You can find more information on the XLIFF 1.2 Filter on this page.

OpenOffice Filter

Okapi provides support for several data categories in the OpenOffice Filter.

The ODFFilter class implements support for Translate, Localization Note, Terminology and Locale Filter data categories, for local markup.

Enrycher Step

Support for the Enrycher Web service is implemented in the Enrycher Step.

This step allows you to markup the source content of text units with Text Analysis annotations (TA annotation on inline codes).

LanguageTool Step

The LanguageTool library is used by the LanguageTool Step to annotate extracted content with Localization Quality Issue items.

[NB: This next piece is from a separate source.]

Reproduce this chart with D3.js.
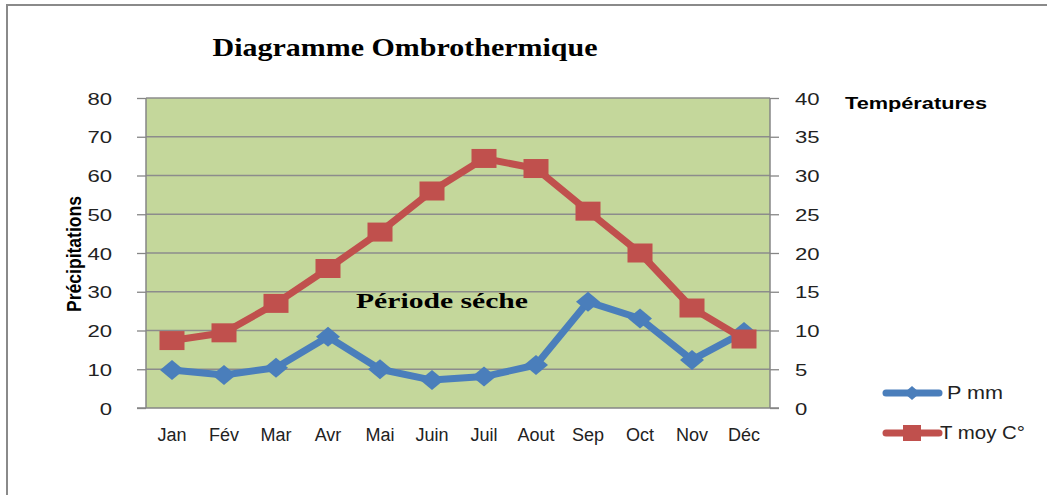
<!DOCTYPE html>
<html><head><meta charset="utf-8">
<script src="https://cdn.jsdelivr.net/npm/d3@7"></script>
<style>body{margin:0;background:#fff}svg{display:block}</style>
</head><body>
<svg id="c" width="1047" height="495"></svg>
<script>
const months = ["Jan","Fév","Mar","Avr","Mai","Juin","Juil","Aout","Sep","Oct","Nov","Déc"];
const precip = [9.8, 8.5, 10.4, 18.4, 10, 7.2, 8.1, 11.1, 27.4, 23.1, 12.4, 19.6];
const temp = [8.7, 9.7, 13.5, 18.0, 22.7, 28.0, 32.2, 30.9, 25.4, 20.0, 12.9, 8.9];
const leftTicks = [0,10,20,30,40,50,60,70,80];
const rightTicks = [0,5,10,15,20,25,30,35,40];
const seriesNames = ["P mm","T moy C°"];

const svg = d3.select("#c");
const L=146, R=770, T=98, B=408;
const x = d3.scaleBand().domain(months).range([L,R]);
const yL = d3.scaleLinear().domain([0,80]).range([B,T]);
const yR = d3.scaleLinear().domain([0,40]).range([B,T]);
const blue="#4a7ebb", red="#c0504d", grid="#8c8c8c";

// frame
svg.append("rect").attr("x",7).attr("y",5).attr("width",1060).attr("height",520)
  .attr("fill","none").attr("stroke","#8a8a8a").attr("stroke-width",2);

// plot bg
svg.append("rect").attr("x",L).attr("y",T).attr("width",R-L).attr("height",B-T).attr("fill","#c4d79b");

// gridlines
svg.append("g").selectAll("line").data(leftTicks.filter(d=>d>0)).join("line")
  .attr("x1",L).attr("x2",R).attr("y1",d=>yL(d)).attr("y2",d=>yL(d))
  .attr("stroke",grid).attr("stroke-width",1.5);

function stretch(sel, sx){
  sel.each(function(){
    const w=this.getComputedTextLength();
    d3.select(this).attr("textLength",w*sx).attr("lengthAdjust","spacingAndGlyphs");
  });
}

// left axis
const ga = svg.append("g").attr("transform",`translate(${L},0)`)
  .call(d3.axisLeft(yL).tickValues(leftTicks).tickSize(9).tickPadding(25));
ga.select(".domain").remove();
ga.selectAll("line").attr("stroke","#868686").attr("stroke-width",1.3);
ga.selectAll("text").attr("font-family","Liberation Sans, Arial").attr("font-size",17).attr("fill","#222").attr("dy","0.36em");
stretch(ga.selectAll("text"),1.3);
svg.append("line").attr("x1",L).attr("x2",L).attr("y1",T).attr("y2",B).attr("stroke","#868686").attr("stroke-width",1.5);

// right axis
const gr = svg.append("g").attr("transform",`translate(${R},0)`)
  .call(d3.axisRight(yR).tickValues(rightTicks).tickSize(9).tickPadding(16));
gr.select(".domain").remove();
gr.selectAll("line").attr("stroke","#868686").attr("stroke-width",1.3);
gr.selectAll("text").attr("font-family","Liberation Sans, Arial").attr("font-size",17).attr("fill","#222").attr("dy","0.36em");
stretch(gr.selectAll("text"),1.3);
svg.append("line").attr("x1",R).attr("x2",R).attr("y1",T).attr("y2",B).attr("stroke","#868686").attr("stroke-width",1.5);

// bottom axis
const gb = svg.append("g").attr("transform",`translate(0,${B})`)
  .call(d3.axisBottom(x).tickSize(0).tickPadding(20));
gb.select(".domain").remove();
gb.selectAll("text").attr("font-family","Liberation Sans, Arial").attr("font-size",18).attr("fill","#222");
svg.append("line").attr("x1",L-9).attr("x2",R+9).attr("y1",B).attr("y2",B).attr("stroke","#868686").attr("stroke-width",1.5);

// title
const title = svg.append("text").attr("x",405).attr("y",56).attr("text-anchor","middle")
  .attr("font-family","Liberation Serif, Times New Roman").attr("font-weight","bold").attr("font-size",26)
  .text("Diagramme Ombrothermique");
title.attr("textLength",385).attr("lengthAdjust","spacingAndGlyphs");

// axis titles
const lt = svg.append("text").attr("transform","translate(81,254) rotate(-90)").attr("text-anchor","middle")
  .attr("font-family","Liberation Sans, Arial").attr("font-weight","bold").attr("font-size",19.5)
  .text("Précipitations");
lt.attr("textLength",116).attr("lengthAdjust","spacingAndGlyphs");
const rt = svg.append("text").attr("x",845).attr("y",109)
  .attr("font-family","Liberation Sans, Arial").attr("font-weight","bold").attr("font-size",16.5)
  .text("Températures");
rt.attr("textLength",142).attr("lengthAdjust","spacingAndGlyphs");

// annotation
svg.append("text").attr("x",356).attr("y",308).attr("font-family","Liberation Serif, Times New Roman")
  .attr("font-weight","bold").attr("font-size",22).attr("textLength",172).attr("lengthAdjust","spacingAndGlyphs")
  .text("Période séche");

const cx = (d,i)=>x(months[i])+x.bandwidth()/2;
// precip line
svg.append("path").datum(precip).attr("fill","none").attr("stroke",blue).attr("stroke-width",7)
  .attr("stroke-linejoin","round")
  .attr("d",d3.line().x((d,i)=>cx(d,i)).y(d=>yL(d)));
svg.append("g").selectAll("path").data(precip).join("path")
  .attr("d",(d,i)=>{const X=cx(d,i),Y=yL(d);return `M${X-12},${Y}L${X},${Y-10}L${X+12},${Y}L${X},${Y+10}Z`;})
  .attr("fill",blue);

// temp line
svg.append("path").datum(temp).attr("fill","none").attr("stroke",red).attr("stroke-width",7)
  .attr("stroke-linejoin","round")
  .attr("d",d3.line().x((d,i)=>cx(d,i)).y(d=>yR(d)));
svg.append("g").selectAll("rect").data(temp).join("rect")
  .attr("x",(d,i)=>cx(d,i)-12.5).attr("y",d=>yR(d)-9.5).attr("width",25).attr("height",19)
  .attr("fill",red);

// legend
const lg = svg.append("g");
const items=[{n:seriesNames[0],c:blue,y:393,m:"d",tx:947,tw:56},{n:seriesNames[1],c:red,y:433,m:"s",tx:940,tw:85}];
items.forEach(it=>{
  lg.append("line").attr("x1",886).attr("x2",939).attr("y1",it.y).attr("y2",it.y)
    .attr("stroke",it.c).attr("stroke-width",7).attr("stroke-linecap","round");
  if(it.m==="d") lg.append("path").attr("d",`M${904},${it.y}L${912},${it.y-7}L${920},${it.y}L${912},${it.y+7}Z`).attr("fill",it.c);
  else lg.append("rect").attr("x",903).attr("y",it.y-8).attr("width",18).attr("height",16).attr("fill",it.c);
  lg.append("text").attr("x",it.tx).attr("y",it.y+6).attr("font-family","Liberation Sans, Arial")
    .attr("font-size",17.5).attr("fill","#222").attr("textLength",it.tw).attr("lengthAdjust","spacingAndGlyphs").text(it.n);
});
</script>
</body></html>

The step can be used separately or from within CheckMate, an application dedicated to quality verification.

Microsoft Batch Translation Step

The Domain data category can be used to select the Microsoft Translator Hub engine to utilize by the Microsoft Batch Translation Step.

Quality Check Step

The Quality Check Step implements support for the Allowed Characters, Storage Size and Localization Quality Issue data categories.

The step can be used separately or from within CheckMate, an application dedicated to quality verification.

Terminology Extraction Step

The Text Analysis and the Terminology data categories can be utilized by the Term Extraction Step to extract term candidates.